[BEGIN SUPPLIED INFORMATION]

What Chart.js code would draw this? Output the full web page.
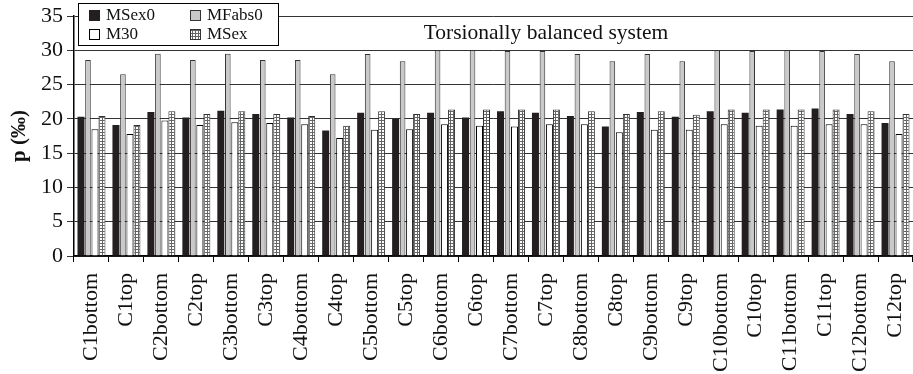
<!DOCTYPE html>
<html>
<head>
<meta charset="utf-8">
<script src="https://cdn.jsdelivr.net/npm/chart.js@4"></script>
<style>
  html, body { margin: 0; padding: 0; background: #fff; }
  canvas { display: block; }
</style>
</head>
<body>
<canvas id="chart" width="913" height="374"></canvas>
<script>
const categories = [
  "C1bottom", "C1top", "C2bottom", "C2top", "C3bottom", "C3top",
  "C4bottom", "C4top", "C5bottom", "C5top", "C6bottom", "C6top",
  "C7bottom", "C7top", "C8bottom", "C8top", "C9bottom", "C9top",
  "C10bottom", "C10top", "C11bottom", "C11top", "C12bottom", "C12top"
];
const msex0 = [20.3, 19.1, 21.0, 20.2, 21.2, 20.7, 20.2, 18.3, 20.9, 20.0, 20.9, 20.2,
               21.1, 20.9, 20.4, 18.9, 21.0, 20.3, 21.1, 20.9, 21.35, 21.5, 20.7, 19.4];
const mfabs0 = [28.6, 26.5, 29.5, 28.6, 29.5, 28.6, 28.6, 26.5, 29.45, 28.4, 30.0, 30.0,
                29.9, 29.9, 29.45, 28.4, 29.45, 28.4, 30.0, 29.9, 30.0, 29.9, 29.45, 28.4];
const m30 = [18.5, 17.8, 19.75, 19.1, 19.5, 19.4, 19.2, 17.2, 18.4, 18.5, 19.2, 19.0,
             18.9, 19.2, 19.2, 18.05, 18.4, 18.4, 19.2, 19.0, 19.0, 19.2, 19.2, 17.8];
const msex = [20.4, 19.1, 21.1, 20.7, 21.1, 20.7, 20.4, 19.0, 21.1, 20.7, 21.35, 21.35,
              21.35, 21.35, 21.1, 20.7, 21.1, 20.6, 21.35, 21.35, 21.35, 21.35, 21.1, 20.7];
const yMax = 35;
const yStep = 5;
const chartTitle = "Torsionally balanced system";
const yTitle = "p (\u2030)";

const serif = "'Liberation Serif', 'DejaVu Serif', serif";

// dotted fill for MSex
function dotPattern() {
  const c = document.createElement("canvas");
  c.width = 3;
  c.height = 3;
  const g = c.getContext("2d");
  g.fillStyle = "#fff";
  g.fillRect(0, 0, 3, 3);
  g.fillStyle = "#666";
  g.fillRect(0, 0, 3, 1);
  g.fillRect(0, 0, 1, 3);
  return g.createPattern(c, "repeat");
}
const msexFill = dotPattern();

const boxLegend = {
  id: "boxLegend",
  afterDraw(chart) {
    const ctx = chart.ctx;
    const area = chart.chartArea;
    const x = chart.scales.x;
    const y = chart.scales.y;

    // title inside plot
    ctx.save();
    ctx.font = "21.5px " + serif;
    ctx.fillStyle = "#111";
    ctx.textAlign = "center";
    ctx.textBaseline = "middle";
    ctx.fillText(chartTitle, x.getPixelForValue(13), y.getPixelForValue(32.4));

    // legend box
    const bx = area.left + 4, by = 3, bw = 200, bh = 42;
    ctx.fillStyle = "#fff";
    ctx.fillRect(bx, by, bw, bh);
    ctx.strokeStyle = "#000";
    ctx.lineWidth = 1;
    ctx.strokeRect(bx + 0.5, by + 0.5, bw, bh);

    ctx.font = "17px " + serif;
    ctx.textAlign = "left";
    chart.data.datasets.forEach((ds, i) => {
      const col = i % 2, row = Math.floor(i / 2);
      const mx = bx + 11 + col * 101;
      const my = by + 7 + row * 19;
      ctx.fillStyle = ds.backgroundColor;
      ctx.fillRect(mx, my, 11, 11);
      ctx.strokeStyle = ds.borderColor;
      ctx.strokeRect(mx + 0.5, my + 0.5, 10, 10);
      ctx.fillStyle = "#111";
      ctx.fillText(ds.label, mx + 17, my + 6);
    });
    ctx.restore();
  }
};

new Chart(document.getElementById("chart"), {
  type: "bar",
  data: {
    labels: categories,
    datasets: [
      { label: "MSex0", data: msex0, backgroundColor: "#231f20", borderColor: "#231f20", borderWidth: 0, barPercentage: 1.0 },
      { label: "MFabs0", data: mfabs0, backgroundColor: "#c9c9c9", borderColor: "#333", borderWidth: 1, barPercentage: 0.8 },
      { label: "M30", data: m30, backgroundColor: "#fff", borderColor: "#000", borderWidth: 1, barPercentage: 1.0 },
      { label: "MSex", data: msex, backgroundColor: msexFill, borderColor: "#333", borderWidth: 1, barPercentage: 1.0 }
    ]
  },
  options: {
    responsive: false,
    animation: false,
    // the original plot runs past the right edge of the image
    layout: { padding: { top: 16, right: -10, bottom: 0, left: 0 } },
    datasets: { bar: { categoryPercentage: 0.8, borderSkipped: "bottom" } },
    plugins: {
      legend: { display: false },
      tooltip: { enabled: false },
      title: { display: false }
    },
    scales: {
      x: {
        afterFit(s) {
          s.height = 118;
          s.paddingLeft = 0;
          s.paddingRight = -10;
        },
        grid: { offset: true, drawOnChartArea: false, drawTicks: true, tickLength: 6, color: "#000" },
        border: { color: "#000", width: 1.5 },
        ticks: {
          font: { family: serif, size: 22 },
          color: "#111",
          minRotation: 90,
          maxRotation: 90,
          autoSkip: false,
          padding: 11
        }
      },
      y: {
        min: 0,
        max: yMax,
        afterFit(s) {
          s.width = 74;
          s.paddingTop = 0;
          s.paddingBottom = 0;
        },
        grid: { color: "#333", lineWidth: 1, tickLength: 7, drawTicks: true },
        border: { color: "#000", width: 1.5 },
        ticks: {
          stepSize: yStep,
          font: { family: serif, size: 22 },
          color: "#111",
          padding: 4
        },
        title: {
          display: true,
          text: yTitle,
          font: { family: serif, size: 21, weight: "bold" },
          color: "#111",
          padding: { top: 7, bottom: 6 }
        }
      }
    }
  },
  plugins: [boxLegend]
});
</script>
</body>
</html>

[END SUPPLIED INFORMATION]

◆ **THE PROBLEM**: Omit the pictures and reproduce the listing exactly.

◆ **PROBLEM SOLUTION**:
What Chart.js code would draw this? Output the full web page.
<!DOCTYPE html>
<html>
<head>
<meta charset="utf-8">
<script src="https://cdn.jsdelivr.net/npm/chart.js@4"></script>
<style>
  html, body { margin: 0; padding: 0; background: #fff; }
  canvas { display: block; }
</style>
</head>
<body>
<canvas id="chart" width="913" height="374"></canvas>
<script>
const categories = [
  "C1bottom", "C1top", "C2bottom", "C2top", "C3bottom", "C3top",
  "C4bottom", "C4top", "C5bottom", "C5top", "C6bottom", "C6top",
  "C7bottom", "C7top", "C8bottom", "C8top", "C9bottom", "C9top",
  "C10bottom", "C10top", "C11bottom", "C11top", "C12bottom", "C12top"
];
const msex0 = [20.3, 19.1, 21.0, 20.2, 21.2, 20.7, 20.2, 18.3, 20.9, 20.0, 20.9, 20.2,
               21.1, 20.9, 20.4, 18.9, 21.0, 20.3, 21.1, 20.9, 21.35, 21.5, 20.7, 19.4];
const mfabs0 = [28.6, 26.5, 29.5, 28.6, 29.5, 28.6, 28.6, 26.5, 29.45, 28.4, 30.0, 30.0,
                29.9, 29.9, 29.45, 28.4, 29.45, 28.4, 30.0, 29.9, 30.0, 29.9, 29.45, 28.4];
const m30 = [18.5, 17.8, 19.75, 19.1, 19.5, 19.4, 19.2, 17.2, 18.4, 18.5, 19.2, 19.0,
             18.9, 19.2, 19.2, 18.05, 18.4, 18.4, 19.2, 19.0, 19.0, 19.2, 19.2, 17.8];
const msex = [20.4, 19.1, 21.1, 20.7, 21.1, 20.7, 20.4, 19.0, 21.1, 20.7, 21.35, 21.35,
              21.35, 21.35, 21.1, 20.7, 21.1, 20.6, 21.35, 21.35, 21.35, 21.35, 21.1, 20.7];
const yMax = 35;
const yStep = 5;
const chartTitle = "Torsionally balanced system";
const yTitle = "p (\u2030)";

const serif = "'Liberation Serif', 'DejaVu Serif', serif";

// dotted fill for MSex
function dotPattern() {
  const c = document.createElement("canvas");
  c.width = 3;
  c.height = 3;
  const g = c.getContext("2d");
  g.fillStyle = "#fff";
  g.fillRect(0, 0, 3, 3);
  g.fillStyle = "#666";
  g.fillRect(0, 0, 3, 1);
  g.fillRect(0, 0, 1, 3);
  return g.createPattern(c, "repeat");
}
const msexFill = dotPattern();

const boxLegend = {
  id: "boxLegend",
  afterDraw(chart) {
    const ctx = chart.ctx;
    const area = chart.chartArea;
    const x = chart.scales.x;
    const y = chart.scales.y;

    // title inside plot
    ctx.save();
    ctx.font = "21.5px " + serif;
    ctx.fillStyle = "#111";
    ctx.textAlign = "center";
    ctx.textBaseline = "middle";
    ctx.fillText(chartTitle, x.getPixelForValue(13), y.getPixelForValue(32.4));

    // legend box
    const bx = area.left + 4, by = 3, bw = 200, bh = 42;
    ctx.fillStyle = "#fff";
    ctx.fillRect(bx, by, bw, bh);
    ctx.strokeStyle = "#000";
    ctx.lineWidth = 1;
    ctx.strokeRect(bx + 0.5, by + 0.5, bw, bh);

    ctx.font = "17px " + serif;
    ctx.textAlign = "left";
    chart.data.datasets.forEach((ds, i) => {
      const col = i % 2, row = Math.floor(i / 2);
      const mx = bx + 11 + col * 101;
      const my = by + 7 + row * 19;
      ctx.fillStyle = ds.backgroundColor;
      ctx.fillRect(mx, my, 11, 11);
      ctx.strokeStyle = ds.borderColor;
      ctx.strokeRect(mx + 0.5, my + 0.5, 10, 10);
      ctx.fillStyle = "#111";
      ctx.fillText(ds.label, mx + 17, my + 6);
    });
    ctx.restore();
  }
};

new Chart(document.getElementById("chart"), {
  type: "bar",
  data: {
    labels: categories,
    datasets: [
      { label: "MSex0", data: msex0, backgroundColor: "#231f20", borderColor: "#231f20", borderWidth: 0, barPercentage: 1.0 },
      { label: "MFabs0", data: mfabs0, backgroundColor: "#c9c9c9", borderColor: "#333", borderWidth: 1, barPercentage: 0.8 },
      { label: "M30", data: m30, backgroundColor: "#fff", borderColor: "#000", borderWidth: 1, barPercentage: 1.0 },
      { label: "MSex", data: msex, backgroundColor: msexFill, borderColor: "#333", borderWidth: 1, barPercentage: 1.0 }
    ]
  },
  options: {
    responsive: false,
    animation: false,
    // the original plot runs past the right edge of the image
    layout: { padding: { top: 16, right: -10, bottom: 0, left: 0 } },
    datasets: { bar: { categoryPercentage: 0.8, borderSkipped: "bottom" } },
    plugins: {
      legend: { display: false },
      tooltip: { enabled: false },
      title: { display: false }
    },
    scales: {
      x: {
        afterFit(s) {
          s.height = 118;
          s.paddingLeft = 0;
          s.paddingRight = -10;
        },
        grid: { offset: true, drawOnChartArea: false, drawTicks: true, tickLength: 6, color: "#000" },
        border: { color: "#000", width: 1.5 },
        ticks: {
          font: { family: serif, size: 22 },
          color: "#111",
          minRotation: 90,
          maxRotation: 90,
          autoSkip: false,
          padding: 11
        }
      },
      y: {
        min: 0,
        max: yMax,
        afterFit(s) {
          s.width = 74;
          s.paddingTop = 0;
          s.paddingBottom = 0;
        },
        grid: { color: "#333", lineWidth: 1, tickLength: 7, drawTicks: true },
        border: { color: "#000", width: 1.5 },
        ticks: {
          stepSize: yStep,
          font: { family: serif, size: 22 },
          color: "#111",
          padding: 4
        },
        title: {
          display: true,
          text: yTitle,
          font: { family: serif, size: 21, weight: "bold" },
          color: "#111",
          padding: { top: 7, bottom: 6 }
        }
      }
    }
  },
  plugins: [boxLegend]
});
</script>
</body>
</html>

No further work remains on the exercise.